Start of DATA EXCERPTS

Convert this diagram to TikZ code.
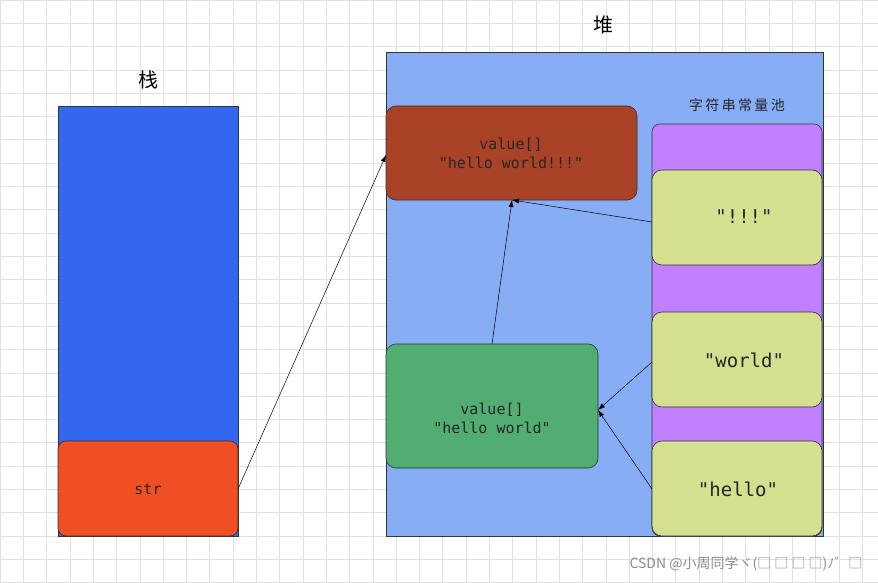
\documentclass[tikz,border=0pt]{standalone}
\usepackage{fontspec}
\newfontfamily\cjk{Noto Sans CJK SC}
\newfontfamily\mono{DejaVu Sans Mono}
\usetikzlibrary{arrows.meta}
\definecolor{stackc}{HTML}{3467F0}
\definecolor{strc}{HTML}{F04E23}
\definecolor{heapc}{HTML}{87AEF4}
\definecolor{redc}{HTML}{A94226}
\definecolor{poolc}{HTML}{C080FF}
\definecolor{litc}{HTML}{D4E08F}
\definecolor{greenc}{HTML}{52AD72}
\tikzset{
  box/.style={draw=black!80, rounded corners=10pt, line width=0.6pt},
  code/.style={font=\mono\fontsize{15}{19}\selectfont, align=center, text=black!85},
  arr/.style={-{Latex[length=7pt,width=5pt]}, line width=0.5pt},
}
\begin{document}
\begin{tikzpicture}[x=1pt,y=-1pt]
\useasboundingbox (0,0) rectangle (878,583);
\fill[white] (0,0) rectangle (878,583);
\foreach \i in {0,...,38} \draw[black!12, line width=0.6pt] (\i*23.3,0) -- (\i*23.3,583);
\foreach \j in {0,...,25} \draw[black!12, line width=0.6pt] (0,\j*23.3) -- (878,\j*23.3);
% stack
\node[font=\cjk\fontsize{20}{24}\selectfont] (zhan) at (148,80) {栈};
\draw[fill=stackc, draw=black!80] (58,106) rectangle (238,536);
\draw[box, fill=strc, rounded corners=8pt] (58,441) rectangle (238,536);
\node[code] (str) at (148,489) {str};
\coordinate (strE) at (238,489);
% heap
\node[font=\cjk\fontsize{20}{24}\selectfont] (dui) at (603,25) {堆};
\draw[fill=heapc, draw=black!80] (386,52) rectangle (823,536);
\draw[box, fill=redc] (386,106) rectangle (637,200);
\node[code] (top) at (511,153) {value[]\\"hello world!!!"};
\coordinate (topW) at (386,155);
\coordinate (topS) at (512,200);
\node[font=\cjk\fontsize{14}{17}\selectfont, text=black!85] (poollbl) at (737,105) {字\,符\,串\,常\,量\,池};
\draw[box, fill=poolc, rounded corners=8pt] (652,124) rectangle (822,536);
\draw[box, fill=litc] (652,170) rectangle (822,265);
\node[code, font=\mono\fontsize{19}{22}\selectfont] (l1) at (744,217) {"!!!"};
\draw[box, fill=litc] (652,312) rectangle (822,407);
\node[code, font=\mono\fontsize{19}{22}\selectfont] (l2) at (744,360) {"world"};
\draw[box, fill=litc] (652,441) rectangle (822,536);
\node[code, font=\mono\fontsize{19}{22}\selectfont] (l3) at (738,489) {"hello"};
\draw[box, fill=greenc] (386,344) rectangle (598,468);
\node[code] (bot) at (492,418) {value[]\\"hello world"};
\coordinate (botN) at (492,344);
\coordinate (botE) at (598,410);
\coordinate (l1W) at (652,222);
\coordinate (l2W) at (652,362);
\coordinate (l3W) at (652,489);
\draw[arr] (strE) -- (topW);
\draw[arr] (botN) -- (topS);
\draw[arr] (l1W) -- (topS);
\draw[arr] (l2W) -- (botE);
\draw[arr] (l3W) -- (botE);
\node[font=\cjk\fontsize{14}{17}\selectfont, text=black!45, anchor=east] (wm) at (866,564) {CSDN @小周同学ヾ(□ □ □ □)ﾉ゛□~};
\end{tikzpicture}
\end{document}
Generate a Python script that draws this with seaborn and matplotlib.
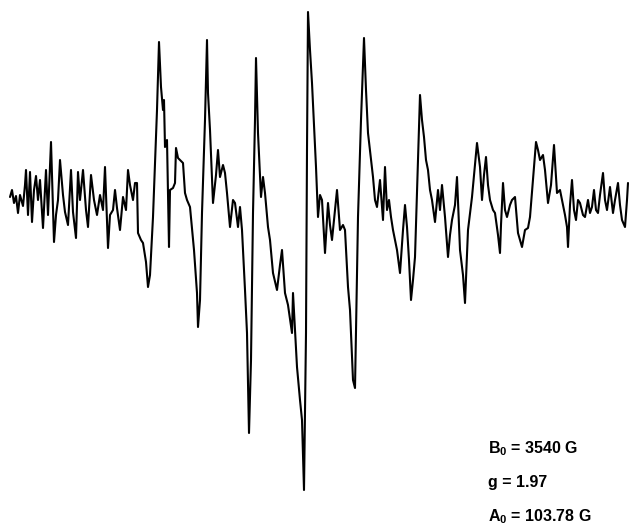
import numpy as np
import matplotlib
matplotlib.use("Agg")
from matplotlib import pyplot as plt
import seaborn as sns

# trace, in picture pixels (x = field, y = signal, y grows downwards)
field_px = [
    10, 12, 14, 16, 18, 20, 23, 25, 26, 28,
    30, 32, 34, 36, 38, 40, 43, 46, 48, 51,
    53, 54, 56, 58, 60, 63, 65, 68, 71, 73,
    76, 78, 80, 83, 86, 88, 91, 94, 97, 100,
    103, 105, 108, 110, 113, 115, 117, 120, 123, 126,
    128, 130, 133, 135,
    137, 138, 141, 143, 146, 148, 150, 153, 157, 159,
    161, 163, 164, 165, 167, 169, 170, 173, 175, 176,
    178, 180, 183, 185, 187, 190, 194, 197, 198, 200,
    202, 205, 207, 208, 210, 212, 213, 216, 218, 220,
    223, 225, 227, 230, 233, 235, 238, 240, 242, 245,
    247, 249, 251, 253, 255, 256, 258, 261, 263, 265,
    268, 270, 273, 277, 280, 282, 285, 288, 292, 293,
    297, 300, 302, 304, 306, 307, 308, 310, 312, 316,
    318, 320, 322, 325, 328, 330, 332, 335, 337, 340,
    343, 345, 348, 350, 353, 355, 358, 361, 364, 366,
    368, 373, 375, 377, 380, 383, 385, 387, 389, 391,
    393, 397, 400, 403, 405, 407, 409, 411, 413, 415,
    418, 420, 422, 424, 426, 428, 430, 432, 435, 438,
    440, 442, 445, 448, 450, 452, 455, 457, 460, 463,
    465, 468, 472, 475, 477, 480, 482, 484, 486, 488,
    490, 493, 495, 498, 500, 501, 503, 505, 507, 510,
    512, 515, 518, 520, 522, 525, 528, 530, 533, 536,
    538, 540, 543, 545, 548, 551, 554, 557, 560, 562,
    565, 567, 568, 570, 572, 574, 576, 578, 580, 583,
    585, 588, 590, 592, 594, 596, 598, 600, 603, 605,
    607, 610, 613, 615, 618, 620, 622, 625, 627, 628,
]
signal_px = [
    197, 190, 203, 196, 213, 195, 206, 185, 170, 215,
    172, 222, 190, 176, 200, 180, 228, 170, 215, 142,
    208, 242, 215, 200, 160, 195, 212, 225, 170, 212,
    238, 172, 200, 170, 210, 227, 175, 200, 215, 195,
    210, 167, 248, 215, 210, 190, 208, 230, 197, 210,
    170, 185, 200, 183,
    183, 233, 240, 243, 262, 287, 275, 217, 110, 42,
    87, 110, 100, 147, 140, 247, 190, 188, 183, 148,
    158, 160, 163, 193, 200, 207, 250, 293, 327, 300,
    213, 120, 40, 93, 130, 180, 203, 175, 150, 177,
    165, 173, 193, 227, 200, 203, 227, 207, 230, 290,
    333, 433, 360, 213, 120, 58, 133, 197, 177, 193,
    227, 240, 273, 290, 265, 250, 293, 305, 333, 293,
    367, 400, 420, 490, 333, 150, 12, 50, 83, 167,
    217, 195, 200, 253, 203, 225, 240, 210, 190, 230,
    225, 230, 287, 310, 380, 388, 217, 120, 38, 90,
    133, 177, 200, 207, 180, 220, 167, 210, 200, 217,
    230, 250, 273, 230, 205, 227, 260, 300, 280, 257,
    160, 95, 120, 137, 160, 170, 190, 200, 222, 190,
    210, 185, 217, 257, 235, 220, 205, 177, 250, 275,
    303, 230, 197, 165, 143, 167, 200, 175, 157, 185,
    200, 210, 213, 235, 253, 225, 183, 210, 217, 205,
    200, 197, 233, 240, 247, 230, 228, 217, 180, 142,
    150, 160, 155, 170, 203, 185, 145, 193, 190, 200,
    215, 227, 247, 205, 180, 210, 220, 200, 203, 215,
    217, 200, 213, 207, 190, 210, 213, 195, 173, 200,
    210, 187, 213, 200, 183, 205, 220, 227, 200, 183,
]

labels = ["B$_0$ = 3540 G", "g = 1.97", "A$_0$ = 103.78 G"]
label_y = [453, 487, 521]

sns.set_style("white")
plt.rcParams["font.family"] = ["Liberation Sans", "DejaVu Sans"]
plt.rcParams["mathtext.fontset"] = "custom"
plt.rcParams["mathtext.rm"] = "Liberation Sans:bold"
plt.rcParams["mathtext.default"] = "rm"

fig = plt.figure(figsize=(6.29, 5.26), dpi=100)
ax = fig.add_axes([0, 0, 1, 1])

sns.lineplot(x=field_px, y=signal_px, ax=ax, color="black", lw=1.5,
             sort=False, estimator=None)

for txt, yy in zip(labels, label_y):
    ax.text(488, yy, txt, fontsize=11.5, fontweight="bold", color="black",
            va="baseline", ha="left")

ax.set_xlim(0, 629)
ax.set_ylim(526, 0)
ax.axis("off")

fig.savefig("out.png", dpi=100)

End of DATA EXCERPTS

:: WHAT TO PRODUCE ::
Above are the records. Identify each line that contains the word "matplotlib".

:: COMPLETE ANSWER ::
Generate a Python script that draws this with seaborn and matplotlib.
import matplotlib
matplotlib.use("Agg")
from matplotlib import pyplot as plt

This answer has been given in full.